Lupieliving

living with lupus, day by day, moment by moment

Living with chronic illnesses means that my body is always in flux.  With the condition of my body never being constant, I am not on stable ground.  I always feel like I am walking on a tightrope, on a line that stretches long before me, with no end in sight.  

Walking on this tightrope, I am constantly striving for balance and am afraid of falling.  But factors small and big can affect my “stability”.  I can get sick, or fall ill, without warning and I rarely know what the causes are.  Did I turn my head the wrong way? Did I drink the water too fast? Did I not sleep enough? Or sleep too much? Did I not move enough? Or move too much? Did I eat too much? Or not eat enough? Is the medicine making me sick? Is the hair band too tight? Is it too hot? Are my clothes too tight? Did I wear my contacts too long?

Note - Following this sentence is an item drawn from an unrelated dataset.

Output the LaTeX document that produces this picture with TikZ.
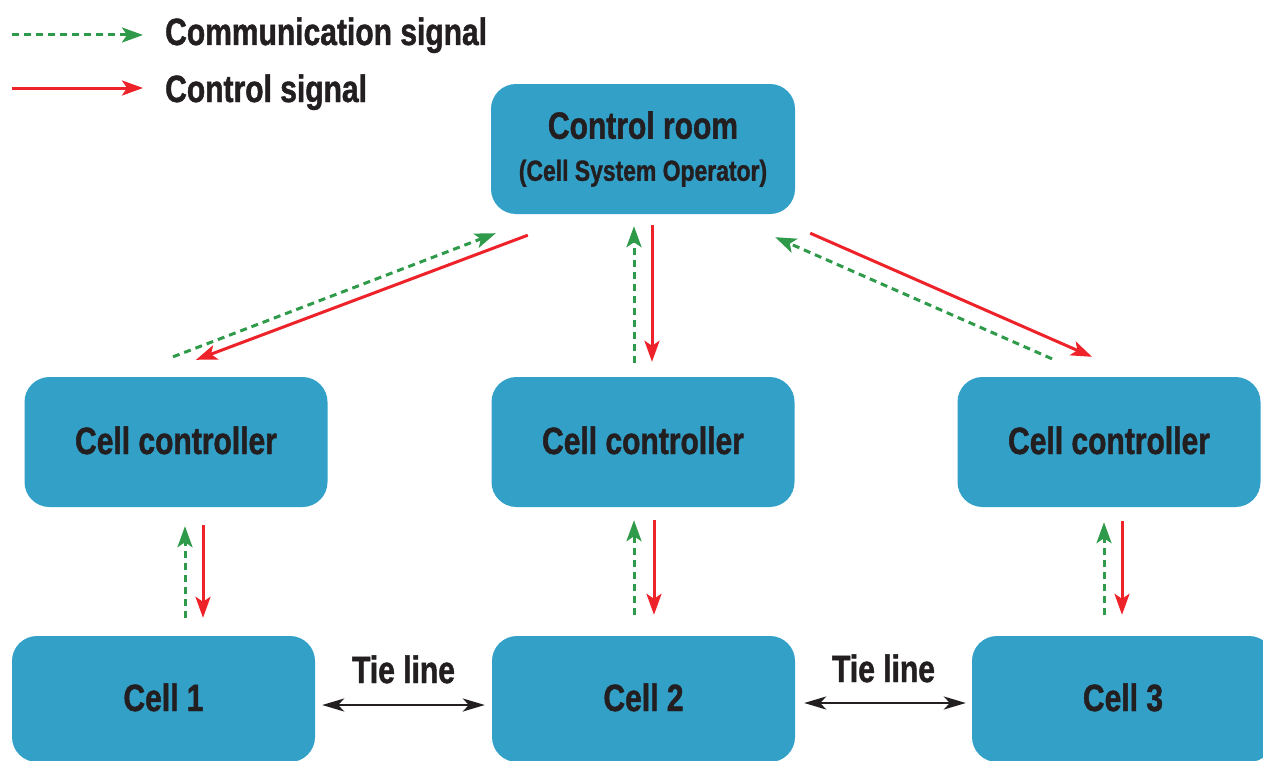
\documentclass[tikz,border=0pt]{standalone}
\usepackage{fontspec}
\setmainfont{Liberation Sans}[FakeStretch=0.79, BoldFeatures={FakeBold=1.2}]
\usetikzlibrary{arrows.meta,calc}

\definecolor{boxblue}{HTML}{33A0C8}
\definecolor{commgreen}{HTML}{2E9A4A}
\definecolor{ctrlred}{HTML}{EE2229}
\definecolor{inkdark}{HTML}{231F20}

\newcommand\lblfont{\bfseries\fontsize{38}{42}\selectfont}
\newcommand\subfont{\bfseries\fontsize{29}{42}\selectfont}

\tikzset{
  unitbox/.style={rounded corners=25pt, fill=boxblue, draw=none,
    minimum width=303pt, minimum height=130pt, inner sep=0pt,
    text=inkdark, font=\lblfont},
  onelabel/.style={unitbox, text height=27pt, text depth=3pt},
  plaintext/.style={inner sep=0pt, text=inkdark, font=\lblfont},
  tip/.style={-{Stealth[length=21pt,width=15pt,inset=5pt]}},
  comm/.style={tip, commgreen, line width=3pt, dash pattern=on 7pt off 5pt},
  ctrl/.style={tip, ctrlred, line width=3pt},
  tie/.style={{Stealth[length=22pt,width=13pt,inset=6pt]}-{Stealth[length=22pt,width=13pt,inset=6pt]},
    inkdark, line width=2.2pt}
}

\begin{document}
\begin{tikzpicture}[x=1pt, y=-1pt]
\useasboundingbox (0,0) rectangle (1263,760);
\clip (0,0) rectangle (1263,760);

% legend
\node[plaintext, anchor=base west] (lt1) at (165,45) {Communication signal};
\node[plaintext, anchor=base west] (lt2) at (165,102) {Control signal};
\coordinate (ls1) at (12,35);
\coordinate (ls2) at (12,88);
\draw[comm, shorten >=22pt] (ls1) -- (ls1 -| lt1.west);
\draw[ctrl, shorten >=22pt] (ls2) -- (ls2 -| lt2.west);

% control room
\node[unitbox, align=center, minimum width=304pt] (cr) at (643,149)
  {Control room\\\subfont (Cell System Operator)};

% cell controllers
\node[onelabel] (cc1) at (176,442) {Cell controller};
\node[onelabel] (cc2) at (643,442) {Cell controller};
\node[onelabel] (cc3) at (1109,442) {Cell controller};

% cells
\node[onelabel, minimum height=126pt] (c1) at (163.5,699) {Cell 1};
\node[onelabel, minimum height=126pt] (c2) at (643.5,699) {Cell 2};
\node[onelabel, minimum height=126pt, minimum width=302pt] (c3) at (1123,699) {Cell 3};

% control room <-> left controller
\draw[comm] ($(cc1.north)+(-3,-20)$) -- ($(cr.south west)+(5,19)$);
\draw[ctrl] ($(cr.south west)+(37,21)$) -- ($(cc1.north)+(20,-17)$);

% control room <-> middle controller
\draw[comm, shorten <=14pt, shorten >=12pt] ([xshift=-9pt]cc2.north) -- ([xshift=-9pt]cr.south);
\draw[ctrl, shorten <=11pt, shorten >=15pt] ([xshift=9pt]cr.south) -- ([xshift=9pt]cc2.north);

% control room <-> right controller
\draw[comm] ($(cc3.north)+(-57,-18)$) -- ($(cr.south east)+(-20,23)$);
\draw[ctrl] ($(cr.south east)+(15,19)$) -- ($(cc3.north)+(-17,-20)$);

% controllers <-> cells
\draw[comm, shorten <=18pt, shorten >=19pt] ([xshift=9pt]cc1.south |- c1.north) -- ([xshift=9pt]cc1.south);
\draw[ctrl, shorten <=18pt, shorten >=18pt] ([xshift=27pt]cc1.south) -- ([xshift=27pt]cc1.south |- c1.north);

\draw[comm, shorten <=21pt, shorten >=13pt] ([xshift=-9pt]cc2.south |- c2.north) -- ([xshift=-9pt]cc2.south);
\draw[ctrl, shorten <=13pt, shorten >=21pt] ([xshift=11pt]cc2.south) -- ([xshift=11pt]cc2.south |- c2.north);

\draw[comm, shorten <=21pt, shorten >=15pt] ([xshift=-5pt]cc3.south |- c3.north) -- ([xshift=-5pt]cc3.south);
\draw[ctrl, shorten <=14pt, shorten >=21pt] ([xshift=13pt]cc3.south) -- ([xshift=13pt]cc3.south |- c3.north);

% tie lines
\draw[tie, shorten <=7pt, shorten >=7pt] ([yshift=-6pt]c1.east) -- ([yshift=-6pt]c2.west)
  node[plaintext, midway, anchor=base, yshift=22pt] (t1) {Tie line};
\draw[tie, shorten <=9pt, shorten >=6pt] ([yshift=-4pt]c2.east) -- ([yshift=-4pt]c3.west)
  node[plaintext, midway, anchor=base, yshift=21pt] (t2) {Tie line};
\end{tikzpicture}
\end{document}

These reasons seem both trivial and elusive. It’s always a guessing game, and since I don’t know what will endanger me and cause me to fall into a flare, I am always anxious.  I feel as though I am walking blindfolded.  My situation, that is to say my wellbeing, always seems so precarious. 

Unfortunately, without a cure, simply existing means I am never getting off my tightrope.  It is absolutely nerve wrecking and exhausting to try to maintain my balance all the time on this seemingly never ending rope.